What I’m positing is that there were three distinct waves of Indo-European migration (summarised in pp. 296–307 of my book). The first occurred in the post–Ice Age period, when Germanic-Slavic groups moved from the 9th millennium BC onward, as the northern and north-western regions became warmer and more fertile. The second wave involved those who had already settled in Anatolia and the Levant and then crossed the Mediterranean- Italo-Celtic speakers departing from the 7th millennium BC, settling Italy, France, and Iberia (the ancestors of Romance languages), while others continued through the Strait of Gibraltar in the 6th millennium BC and moved up the Atlantic coast to the western British Isles (the east having already been colonised by earlier Germanic speakers). The third and latest wave followed the Sarasvati collapse, bringing groups such as Luwians, Hittites, Mitanni, and others, including those who would become the Greeks. Some centuries later, these “Greek” kingdoms waged the conflict known as the Trojan War, largely for access to the food-rich Black Sea.

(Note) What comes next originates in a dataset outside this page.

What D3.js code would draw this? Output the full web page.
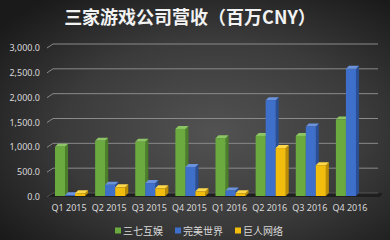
<!DOCTYPE html>
<html>
<head>
<meta charset="utf-8">
<script src="https://cdn.jsdelivr.net/npm/d3@7"></script>
<style>
  html, body { margin: 0; padding: 0; background: #2a2a2a; }
  svg { display: block; }
</style>
</head>
<body>
<svg id="chart" width="390" height="240"></svg>
<script>
// data
let quarters = ["Q1 2015", "Q2 2015", "Q3 2015", "Q4 2015", "Q1 2016", "Q2 2016", "Q3 2016", "Q4 2016"]
let sanqi = [990, 1110, 1090, 1350, 1165, 1210, 1210, 1540]
let wanmei = [15, 225, 260, 585, 110, 1930, 1400, 2560]
let juren = [55, 175, 155, 95, 55, 965, 620, 0]
let seriesNames = ["三七互娱", "完美世界", "巨人网络"]
let yTicks = [0, 500, 1000, 1500, 2000, 2500, 3000]

let series = [
    {name: seriesNames[0], values: sanqi, front: "#6aaa3f", side: "#4b7f2a", top: "#8cc563"},
    {name: seriesNames[1], values: wanmei, front: "#3e6fcb", side: "#2b4f96", top: "#6b93dd"},
    {name: seriesNames[2], values: juren, front: "#f2bd0d", side: "#b98c05", top: "#ffd84a"}
]

let W = 390, H = 240
let svg = d3.select('#chart')

// background
let defs = svg.append('defs')
let bg = defs.append('radialGradient')
    .attr('id', 'bg')
    .attr('cx', '55%').attr('cy', '55%').attr('r', '70%')
bg.append('stop').attr('offset', '0%').attr('stop-color', '#525252')
bg.append('stop').attr('offset', '55%').attr('stop-color', '#3b3b3b')
bg.append('stop').attr('offset', '100%').attr('stop-color', '#1a1a1a')

svg.append('rect')
    .attr('width', W).attr('height', H)
    .attr('fill', 'url(#bg)')

let depth = 3

let x = d3.scaleBand()
    .domain(quarters)
    .range([52, 373])
    .paddingInner(0.25)
    .paddingOuter(0.125)

let x1 = d3.scaleBand()
    .domain(seriesNames)
    .range([0, x.bandwidth()])

let y = d3.scaleLinear()
    .domain([0, 3000])
    .range([193, 44])

// floor
svg.append('polygon')
    .attr('points', `47,${y(0)+4} ${W-10},${y(0)+4} ${W-7},${y(0)} 52,${y(0)}`)
    .attr('fill', '#1f1f1f')

// gridlines with a little perspective kick at the left
let grid = svg.append('g')
yTicks.forEach((t) => {
    grid.append('path')
        .attr('d', `M47,${y(t)+4} L53,${y(t)} L378,${y(t)}`)
        .attr('fill', 'none')
        .attr('stroke', t == 0 ? '#555' : '#8a8a8a')
        .attr('stroke-width', 1)
})

// y tick labels
svg.append('g').selectAll('text')
    .data(yTicks)
    .enter()
    .append('text')
    .attr('x', 40)
    .attr('y', (d) => y(d) + 7)
    .attr('text-anchor', 'end')
    .attr('font-family', 'Noto Sans, sans-serif')
    .attr('font-size', 9)
    .attr('fill', '#d9d9d9')
    .text((d) => d3.format(',.1f')(d))

// bars
let groups = svg.append('g').selectAll('g.quarter')
    .data(quarters)
    .enter()
    .append('g')
    .attr('class', 'quarter')
    .attr('transform', (d) => `translate(${x(d)},0)`)

series.forEach((s) => {
    groups.each(function(q, i) {
        let v = s.values[i]
        if (v <= 0) { return }
        let g = d3.select(this)
        let bx = x1(s.name) - 2
        let bw = x1.bandwidth()
        let top = y(v) + depth
        let bottom = y(0) + depth
        // side face
        g.append('polygon')
            .attr('points', `${bx+bw},${top} ${bx+bw+depth},${top-depth} ${bx+bw+depth},${bottom-depth} ${bx+bw},${bottom}`)
            .attr('fill', s.side)
        // top face
        g.append('polygon')
            .attr('points', `${bx},${top} ${bx+depth},${top-depth} ${bx+bw+depth},${top-depth} ${bx+bw},${top}`)
            .attr('fill', s.top)
        // front face
        g.append('rect')
            .attr('x', bx)
            .attr('y', top)
            .attr('width', bw)
            .attr('height', bottom - top)
            .attr('fill', s.front)
    })
})

// x labels
svg.append('g').selectAll('text')
    .data(quarters)
    .enter()
    .append('text')
    .attr('x', (d) => x(d) + x.bandwidth() / 2 - 3)
    .attr('y', 211)
    .attr('text-anchor', 'middle')
    .attr('font-family', 'Noto Sans, sans-serif')
    .attr('font-size', 9)
    .attr('fill', '#d9d9d9')
    .text((d) => d)

// legend
let legendX = [115, 175, 235]
let legend = svg.append('g').selectAll('g.legend')
    .data(series)
    .enter()
    .append('g')
    .attr('class', 'legend')
    .attr('transform', (d, i) => `translate(${legendX[i]},232)`)

legend.append('rect')
    .attr('x', 0).attr('y', -4.5)
    .attr('width', 6).attr('height', 6)
    .attr('fill', (d) => d.front)

legend.append('text')
    .attr('x', 8)
    .attr('y', 3)
    .attr('font-family', 'Noto Sans CJK SC, sans-serif')
    .attr('font-size', 10)
    .attr('fill', '#d9d9d9')
    .text((d) => d.name)

// title
svg.append('text')
    .attr('x', 190)
    .attr('y', 24)
    .attr('text-anchor', 'middle')
    .attr('font-family', 'Noto Sans CJK SC, sans-serif')
    .attr('font-weight', 'bold')
    .attr('font-size', 18)
    .attr('fill', '#f2f2f2')
    .text('三家游戏公司营收（百万CNY）')
</script>
</body>
</html>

The phrase “some centuries” needs clarification, and this raises two key chronological questions. First: when did the Sarasvati dry up? The most convincing estimate - consistent with both Indian and international archaeological chronologies - is approximately 2000-1900 BC, a date that has been “approximately carbon-dated” (Nagarhalli, International Journal of Sanskrit Research, 2013, pp. 60–66). The second question concerns the date of the Trojan War. The conventional chronology offers 1188 or 1177 BC, but an increasing number of historians argue that these dates are flawed because they rely on extrapolations from Egyptological timelines that were never carbon-dated. The result is the notorious “300-year Dark Age” in which supposedly nothing occurred - no kings, no inscriptions, no pottery, no trade. This is not so much a Dark Age as an archaeological black hole, and clearly untenable. New interpretations now range from the 870s BC to the 940s BC. My own view is that the war occurred around 900 BC, for reasons detailed in my book. Interestingly enough, before Egyptologists defined their chronology and by inference the whole Mediterranean, Isaac Newton also thought about 900 BC. This would place it roughly a thousand years after the Sarasvati disaster that precipitated the final Indo-European migration. By the way, this flawed Bronze Age Mediterranean chronology is relevant to Indian history as scholars have used both carbon dating and Mesopotamian dates (dependent on Egyptian) causing much confusion.
As a related note, I have just finished
@subhash_kak's ‘The Sakka Language and Sanskrit’. Although it does not address this migration sequence directly, it is relevant in demonstrating how languages evolved during the final northern expansion. It is a superb piece of scholarship and well worth reading.
🧐 Not sure I understand this theory. Are you positing they were Yavana tribes from India?